Have you ever took the time to really think about why children don't take the time to mind their parents and other adults the way they do? Do we ever take into consideration that maybe it's not so much the way we say and/or do things? it's how we say and/or do it? Do we ever think about the fact that they don't feel respected at all because things have to go either the parent's way or the highway? Well, no matter the age level, whether it's infants, toddlers or adolescents, how we treat children in a poor and a not so loving way is not the answer.
According to Erikson, he has a theory concerning both infants and toddlers in which he breaks it all down to where everything is understood.
First, there's a basic trust vs. mistrust.
Basic Trust v. Mistrust-when dealing with basic trust of an adult or a caregiver who cares about infants and toddlers with this kind of formula:
Sympathetic + loving balance of care=trusting infant
This will depend on the type of quality care received. It will all depend on whether or not the infant trusts the caretaker while the parents and/or guardians are away for an hour working or tending to other business. The question is often asked, "How will I know whether or not my baby is getting the best of care that he/she needs?" Well, here are some pointers in which will help you to know:
-discomforts are quickly removed
-providing basic care
-care is inadequate
-inconsistent
Then there's another part of Erikson's Theory of Infants and Toddler Personality:
Autonomy v. Shame and Doubt
Autonomy is basically in reference to independence.
Guilt has two different meanings when dealing with stages 3-5 years of age. One meaning of guilt is when a child is made to feel bad for trying new things and for trying something different. The other meaning of it is when he/she is made to feel like a pest for asking so many of questions.

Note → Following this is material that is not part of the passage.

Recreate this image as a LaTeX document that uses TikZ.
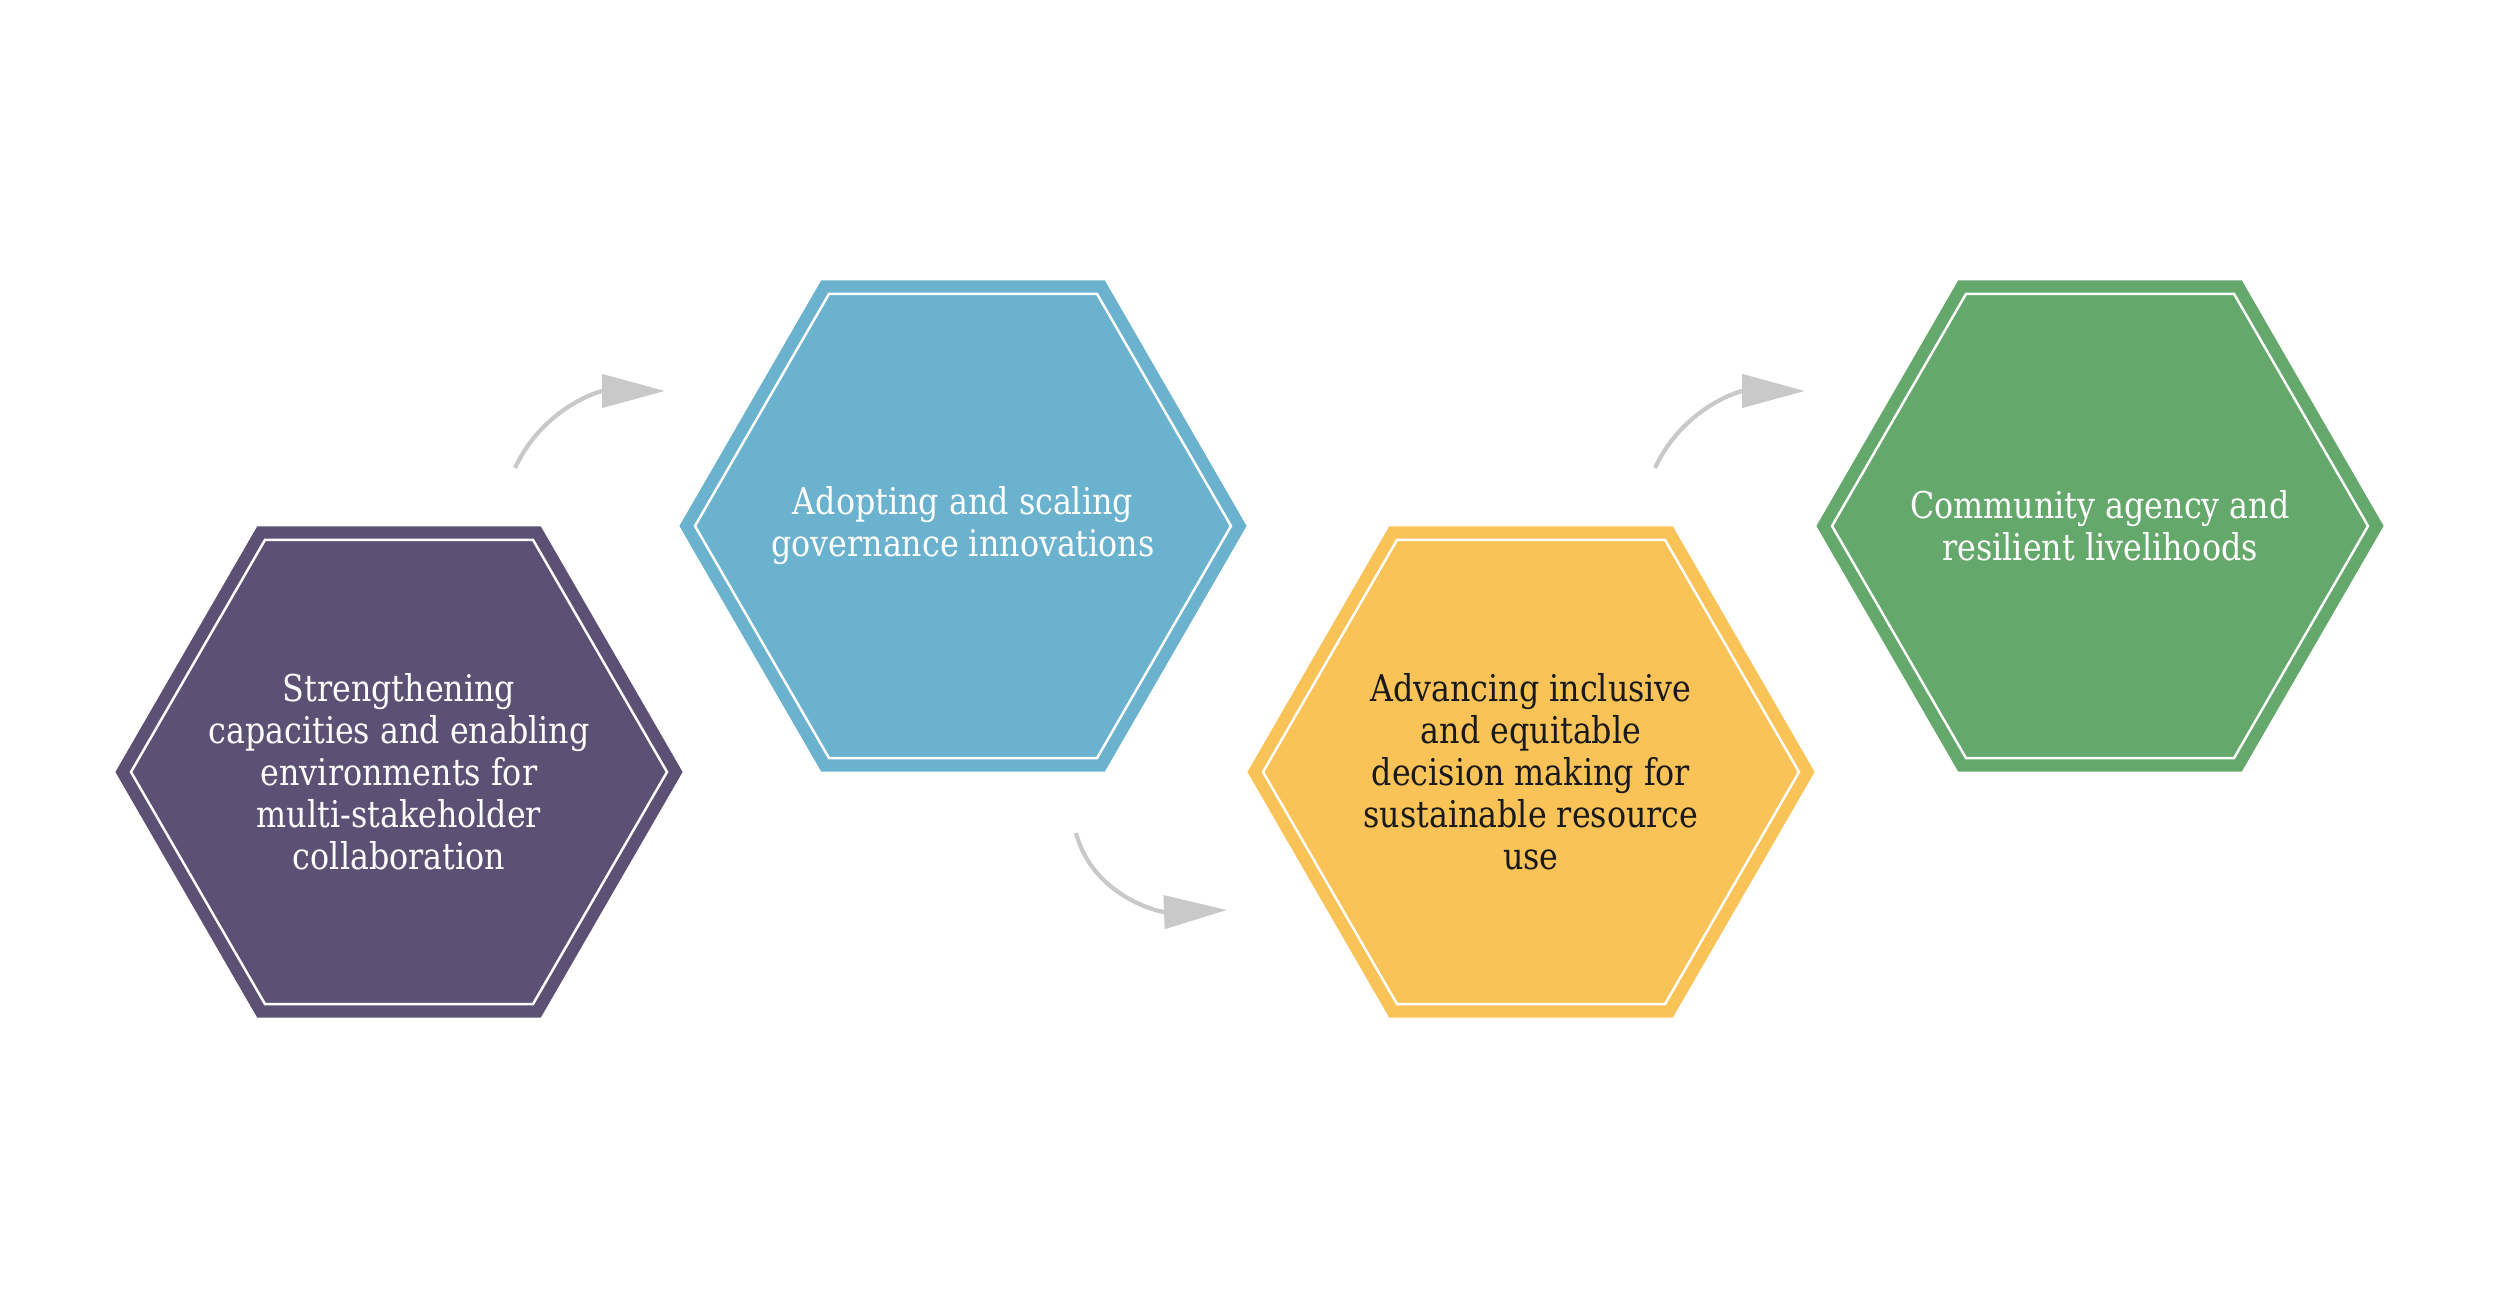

For that reason, here's the formula for Autonomy v. Shame and Doubt:
Warm Sensitive Parenting + Reasonable Expectations for Impulse Control=Well-Adjusted Toddler
Unsuccessful Conflict=Adjustment Issues
When dealing with this kind of formula, there are a few little things in which the average person should keep in mind. Autonomy vs. Shame and Doubt deals with children who are at a year to 3 years of age. Keep also in mind the word we just made mentioned today is Autonomy, which means independence. Usually in the first stages of life for a baby means he or she is taking his/her first steps, pulling on some steps, chairs or other things as well as doing everyday activities, of which is a good thing of which most parents and other people would take in consideration. On the other hand, some parents and other caregivers wouldn't consider these three things a good thing at all whatsoever due to the fact they're being overprotective of the child (afraid that something either bad or dangerous would happen to the infant or toddler) and the person may be concerned about health and safety issues.